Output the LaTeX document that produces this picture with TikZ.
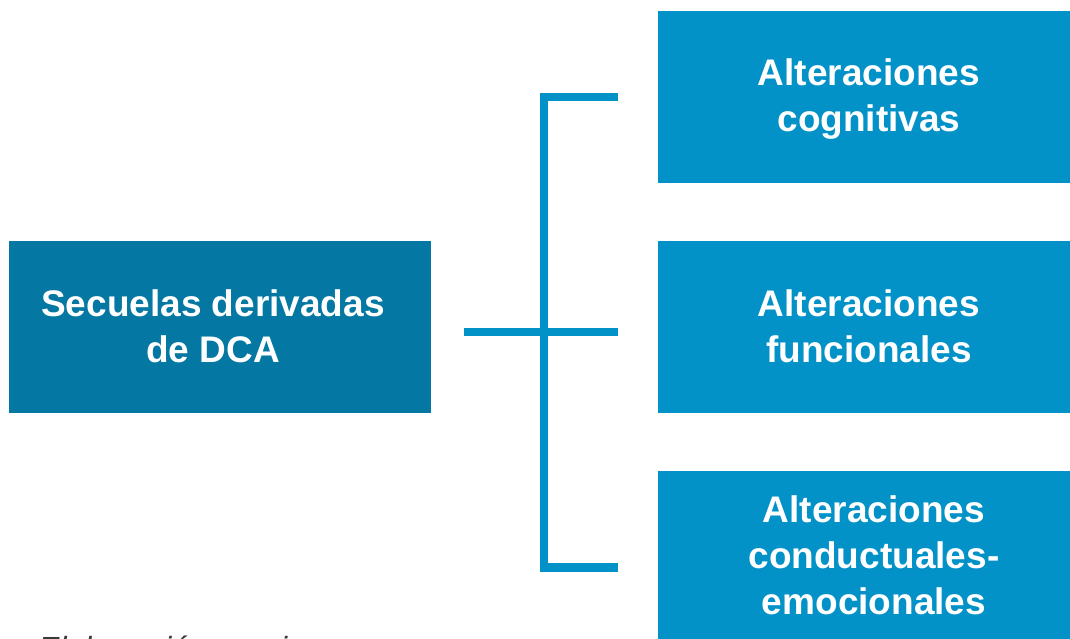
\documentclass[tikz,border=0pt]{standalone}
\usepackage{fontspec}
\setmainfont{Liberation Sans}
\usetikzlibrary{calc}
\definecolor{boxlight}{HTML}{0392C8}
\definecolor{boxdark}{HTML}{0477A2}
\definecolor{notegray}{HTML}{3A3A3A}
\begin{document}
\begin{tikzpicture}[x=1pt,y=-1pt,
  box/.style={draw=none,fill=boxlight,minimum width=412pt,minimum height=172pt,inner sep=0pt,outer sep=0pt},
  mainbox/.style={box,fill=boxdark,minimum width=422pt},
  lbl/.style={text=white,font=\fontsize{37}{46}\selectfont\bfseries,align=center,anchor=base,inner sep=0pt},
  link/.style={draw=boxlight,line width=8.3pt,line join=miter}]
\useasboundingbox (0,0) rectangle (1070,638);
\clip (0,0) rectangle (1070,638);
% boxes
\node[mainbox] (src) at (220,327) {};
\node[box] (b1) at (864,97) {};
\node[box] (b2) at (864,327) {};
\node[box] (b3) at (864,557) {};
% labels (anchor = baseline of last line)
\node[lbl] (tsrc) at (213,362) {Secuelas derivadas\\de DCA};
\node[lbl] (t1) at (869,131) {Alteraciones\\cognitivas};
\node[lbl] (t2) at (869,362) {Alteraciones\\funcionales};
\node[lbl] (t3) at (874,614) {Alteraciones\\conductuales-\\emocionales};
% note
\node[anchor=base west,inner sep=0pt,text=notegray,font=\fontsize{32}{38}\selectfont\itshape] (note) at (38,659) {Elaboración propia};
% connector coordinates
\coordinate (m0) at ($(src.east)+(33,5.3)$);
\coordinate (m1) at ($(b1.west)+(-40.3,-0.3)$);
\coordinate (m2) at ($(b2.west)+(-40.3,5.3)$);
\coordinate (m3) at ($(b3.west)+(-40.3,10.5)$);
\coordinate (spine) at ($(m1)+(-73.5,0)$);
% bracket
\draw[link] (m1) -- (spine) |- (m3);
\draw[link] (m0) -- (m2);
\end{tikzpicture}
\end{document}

^^^^^^^^^^^^^^^^

SET EXERCISE> Please set down each line of the data above exactly as written, without the pictures.

EXERCISE SOLUTION>
Output the LaTeX document that produces this picture with TikZ.
\documentclass[tikz,border=0pt]{standalone}
\usepackage{fontspec}
\setmainfont{Liberation Sans}
\usetikzlibrary{calc}
\definecolor{boxlight}{HTML}{0392C8}
\definecolor{boxdark}{HTML}{0477A2}
\definecolor{notegray}{HTML}{3A3A3A}
\begin{document}
\begin{tikzpicture}[x=1pt,y=-1pt,
  box/.style={draw=none,fill=boxlight,minimum width=412pt,minimum height=172pt,inner sep=0pt,outer sep=0pt},
  mainbox/.style={box,fill=boxdark,minimum width=422pt},
  lbl/.style={text=white,font=\fontsize{37}{46}\selectfont\bfseries,align=center,anchor=base,inner sep=0pt},
  link/.style={draw=boxlight,line width=8.3pt,line join=miter}]
\useasboundingbox (0,0) rectangle (1070,638);
\clip (0,0) rectangle (1070,638);
% boxes
\node[mainbox] (src) at (220,327) {};
\node[box] (b1) at (864,97) {};
\node[box] (b2) at (864,327) {};
\node[box] (b3) at (864,557) {};
% labels (anchor = baseline of last line)
\node[lbl] (tsrc) at (213,362) {Secuelas derivadas\\de DCA};
\node[lbl] (t1) at (869,131) {Alteraciones\\cognitivas};
\node[lbl] (t2) at (869,362) {Alteraciones\\funcionales};
\node[lbl] (t3) at (874,614) {Alteraciones\\conductuales-\\emocionales};
% note
\node[anchor=base west,inner sep=0pt,text=notegray,font=\fontsize{32}{38}\selectfont\itshape] (note) at (38,659) {Elaboración propia};
% connector coordinates
\coordinate (m0) at ($(src.east)+(33,5.3)$);
\coordinate (m1) at ($(b1.west)+(-40.3,-0.3)$);
\coordinate (m2) at ($(b2.west)+(-40.3,5.3)$);
\coordinate (m3) at ($(b3.west)+(-40.3,10.5)$);
\coordinate (spine) at ($(m1)+(-73.5,0)$);
% bracket
\draw[link] (m1) -- (spine) |- (m3);
\draw[link] (m0) -- (m2);
\end{tikzpicture}
\end{document}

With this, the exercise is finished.